Великолепно освоив техническую специфику гравюры на дереве, Иван Федоров, опираясь на образцы рукописной декорации лучших русских книг первой половины и середины XVI века, создал серию заставок московского Апостола 1561 года, утвердив в серии этой «старопечатный стиль» как высоко ценное национальное и вместе с тем общекультурное достижение книжного искусства, впитавшего в себя и венецианские и прирейнские импульсы, и творчество мастеров рукописных книг Московской и Троице-Сергиевой школ и традиций. Искусство убранства книг Ивана Федорова является одновременно и национально-традиционным и подлинно-новаторским, высокоидейным, гуманистическим. Фигуру апостола Луки, легендарного автора дважды опубликованной им книги, на «соблазны» содержания которой мы уже указывали, Иван Федоров помещает не под традиционным навесом или балдахином, а под триумфальной ренессанской аркой, прообраз которой он нашел в изданиях библии, выпущенных в Германии в 1524 году и в Чехии в 1540 году.
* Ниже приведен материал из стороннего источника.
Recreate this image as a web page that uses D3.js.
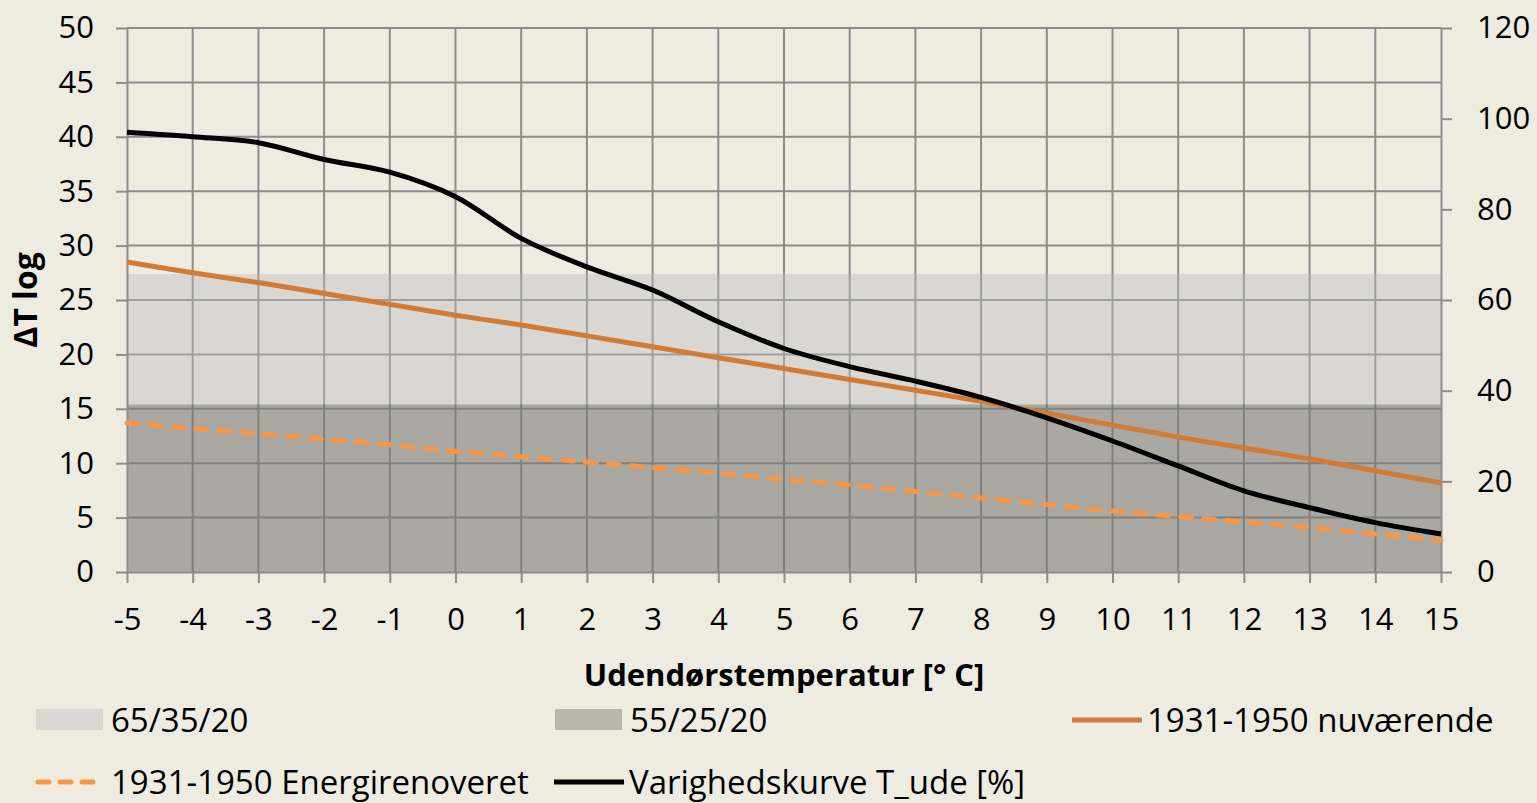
<!DOCTYPE html>
<html>
<head>
<meta charset="utf-8">
<script src="https://cdn.jsdelivr.net/npm/d3@7"></script>
<style>
  body { margin: 0; background: #EEECE1; }
  svg { display: block; font-family: "Open Sans", Lato, sans-serif; }
</style>
</head>
<body>
<svg id="chart" width="1537" height="803"></svg>
<script>
// Outdoor temperature categories (x axis).
const temps = [-5, -4, -3, -2, -1, 0, 1, 2, 3, 4, 5, 6, 7, 8, 9, 10, 11, 12, 13, 14, 15];

// Area series (left axis).
const area65 = [27.4, 27.4, 27.4, 27.4, 27.4, 27.4, 27.4, 27.4, 27.4, 27.4, 27.4,
                27.4, 27.4, 27.4, 27.4, 27.4, 27.4, 27.4, 27.4, 27.4, 27.4];
const area55 = [15.4, 15.4, 15.4, 15.4, 15.4, 15.4, 15.4, 15.4, 15.4, 15.4, 15.4,
                15.4, 15.4, 15.4, 15.4, 15.4, 15.4, 15.4, 15.4, 15.4, 15.4];

// Line series (left axis).
const nuvaerende = [28.5, 27.5, 26.6, 25.6, 24.6, 23.6, 22.7, 21.7, 20.7, 19.7, 18.7,
                    17.7, 16.7, 15.7, 14.6, 13.5, 12.4, 11.4, 10.4, 9.3, 8.2];
const energirenoveret = [13.7, 13.2, 12.7, 12.2, 11.7, 11.1, 10.6, 10.1, 9.6, 9.1, 8.5,
                         8.0, 7.4, 6.8, 6.2, 5.6, 5.1, 4.6, 4.1, 3.5, 2.9];

// Duration curve (right axis, %).
const varighed = [97.0, 96.0, 94.7, 91.0, 88.2, 82.8, 73.6, 67.3, 62.2, 55.2, 49.3,
                  45.3, 42.1, 38.5, 34.0, 28.9, 23.4, 17.9, 14.2, 10.9, 8.4];

const leftTicks = [0, 5, 10, 15, 20, 25, 30, 35, 40, 45, 50];
const rightTicks = [0, 20, 40, 60, 80, 100, 120];

const svg = d3.select("#chart");
const plotLeft = 127, plotRight = 1441, plotTop = 28, plotBottom = 572;
const gridColor = "#8C8C8C";
const fontSize = "31px";
const lineWidth = 5;
const dashPattern = "11,12";

const x = d3.scaleLinear().domain([-5, 15]).range([plotLeft, plotRight]);
const yL = d3.scaleLinear().domain([0, 50]).range([plotBottom, plotTop]);
const yR = d3.scaleLinear().domain([0, 120]).range([plotBottom, plotTop]);

// Gridlines.
svg.append("g")
    .selectAll("line")
    .data(leftTicks.slice(1))
    .join("line")
    .attr("x1", plotLeft).attr("x2", plotRight)
    .attr("y1", d => yL(d)).attr("y2", d => yL(d))
    .attr("stroke", gridColor).attr("stroke-width", 2);

svg.append("g")
    .selectAll("line")
    .data(temps.slice(1, -1))
    .join("line")
    .attr("x1", d => x(d)).attr("x2", d => x(d))
    .attr("y1", plotTop).attr("y2", plotBottom)
    .attr("stroke", gridColor).attr("stroke-width", 2);

// Areas (semi transparent, overlapping from 0).
const areaGen = d3.area()
    .x((d, i) => x(temps[i]))
    .y0(yL(0))
    .y1(d => yL(d));

const fill65 = { color: "#BABBBD", opacity: 0.42 };
const fill55 = { color: "#34362F", opacity: 0.286 };

svg.append("path").datum(area65)
    .attr("d", areaGen)
    .attr("fill", fill65.color).attr("fill-opacity", fill65.opacity);
svg.append("path").datum(area55)
    .attr("d", areaGen)
    .attr("fill", fill55.color).attr("fill-opacity", fill55.opacity);

// Axes.
function styleAxis(g) {
    g.selectAll(".domain").attr("stroke", gridColor).attr("stroke-width", 2);
    g.selectAll(".tick line").attr("stroke", gridColor).attr("stroke-width", 2);
    g.selectAll(".tick text")
        .attr("fill", "#000")
        .style("font-family", "'Open Sans', Lato, sans-serif")
        .style("font-size", fontSize);
}

// Plain hyphen for negatives, as in the original.
const plainFormat = d => String(d);

svg.append("g")
    .attr("transform", `translate(${plotLeft},0)`)
    .call(d3.axisLeft(yL).tickValues(leftTicks).tickFormat(plainFormat)
        .tickSize(11).tickPadding(22).tickSizeOuter(0))
    .call(styleAxis);

svg.append("g")
    .attr("transform", `translate(0,${plotBottom})`)
    .call(d3.axisBottom(x).tickValues(temps).tickFormat(plainFormat)
        .tickSize(11).tickPadding(25).tickSizeOuter(0))
    .call(styleAxis);

svg.append("g")
    .attr("transform", `translate(${plotRight},0)`)
    .call(d3.axisRight(yR).tickValues(rightTicks).tickFormat(plainFormat)
        .tickSize(11).tickPadding(25).tickSizeOuter(0))
    .call(styleAxis);

// Lines.
const lineL = d3.line()
    .x((d, i) => x(temps[i]))
    .y(d => yL(d))
    .curve(d3.curveCatmullRom.alpha(0.5));
const lineR = d3.line()
    .x((d, i) => x(temps[i]))
    .y(d => yR(d))
    .curve(d3.curveCatmullRom.alpha(0.5));

svg.append("path").datum(energirenoveret)
    .attr("d", lineL).attr("fill", "none")
    .attr("stroke", "#F79646").attr("stroke-width", lineWidth)
    .attr("stroke-linecap", "round")
    .attr("stroke-dasharray", dashPattern);

svg.append("path").datum(nuvaerende)
    .attr("d", lineL).attr("fill", "none")
    .attr("stroke", "#D27B35").attr("stroke-width", lineWidth);

svg.append("path").datum(varighed)
    .attr("d", lineR).attr("fill", "none")
    .attr("stroke", "#000").attr("stroke-width", lineWidth);

// Axis titles.
svg.append("text")
    .attr("x", 784).attr("y", 686)
    .attr("text-anchor", "middle")
    .style("font-size", "31px").style("font-weight", "bold")
    .text("Udendørstemperatur [° C]");

svg.append("text")
    .attr("transform", "translate(37,300) rotate(-90)")
    .attr("text-anchor", "middle")
    .style("font-size", "32px").style("font-weight", "bold")
    .text("ΔT log");

// Legend.
const legendItems = [
    { label: "65/35/20", type: "rect", fill: fill65, x: 36, y: 720 },
    { label: "55/25/20", type: "rect", fill: fill55, x: 555, y: 720 },
    { label: "1931-1950 nuværende", type: "line", color: "#D27B35", x: 1072, y: 720 },
    { label: "1931-1950 Energirenoveret", type: "dash", color: "#F79646", x: 36, y: 782 },
    { label: "Varighedskurve T_ude [%]", type: "line", color: "#000", x: 554, y: 782 }
];

const legend = svg.append("g");
legendItems.forEach(function(d) {
    if (d.type === "rect") {
        legend.append("rect")
            .attr("x", d.x).attr("y", d.y - 11)
            .attr("width", 67).attr("height", 21)
            .attr("fill", "#EEECE1");
        legend.append("rect")
            .attr("x", d.x).attr("y", d.y - 11)
            .attr("width", 67).attr("height", 21)
            .attr("fill", d.fill.color).attr("fill-opacity", d.fill.opacity);
    } else if (d.type === "dash") {
        legend.append("line")
            .attr("x1", d.x + 2).attr("x2", d.x + 62)
            .attr("y1", d.y).attr("y2", d.y)
            .attr("stroke", d.color).attr("stroke-width", lineWidth)
            .attr("stroke-linecap", "round")
            .attr("stroke-dasharray", "11,11");
    } else {
        legend.append("line")
            .attr("x1", d.x).attr("x2", d.x + 70)
            .attr("y1", d.y).attr("y2", d.y)
            .attr("stroke", d.color).attr("stroke-width", lineWidth);
    }
    legend.append("text")
        .attr("x", d.x + 75).attr("y", d.y)
        .attr("dy", "0.36em")
        .style("font-size", "33px")
        .text(d.label);
});
</script>
</body>
</html>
Гравюра на дереве, работа Э. Шёна, ученика великого Дюрера, была использована в Москве Иваном Федоровым не для прославления военного подвига легендарного героя древности, а для возвеличения труда писателя, изображенного под аркой в процессе писания, в скромной «хламиде», без обуви, с лицом энергичного, думающего русского человека, превосходно по реализму своему изображенного.

После ухода Ивана Федорова из Москвы, вызванного обвинениями в «ереси», клеветою и завистью «начальников, священноначальников и учителей», культурный подвиг Москвы зажег яркие огни и в Белоруссии, где после Скорины 40 лет не было печати, а затем и на Украине.

В Москве и под Москвой этот огонь то тлел под спудом, то разгорался ярко и неугасимо. Мы видим тот же огонь и в деятельности печатников Москвы XVII века В.Ф. Бурцова и К. Истомина и в бессмертном труде Н.И. Новикова и А.Н. Радищева.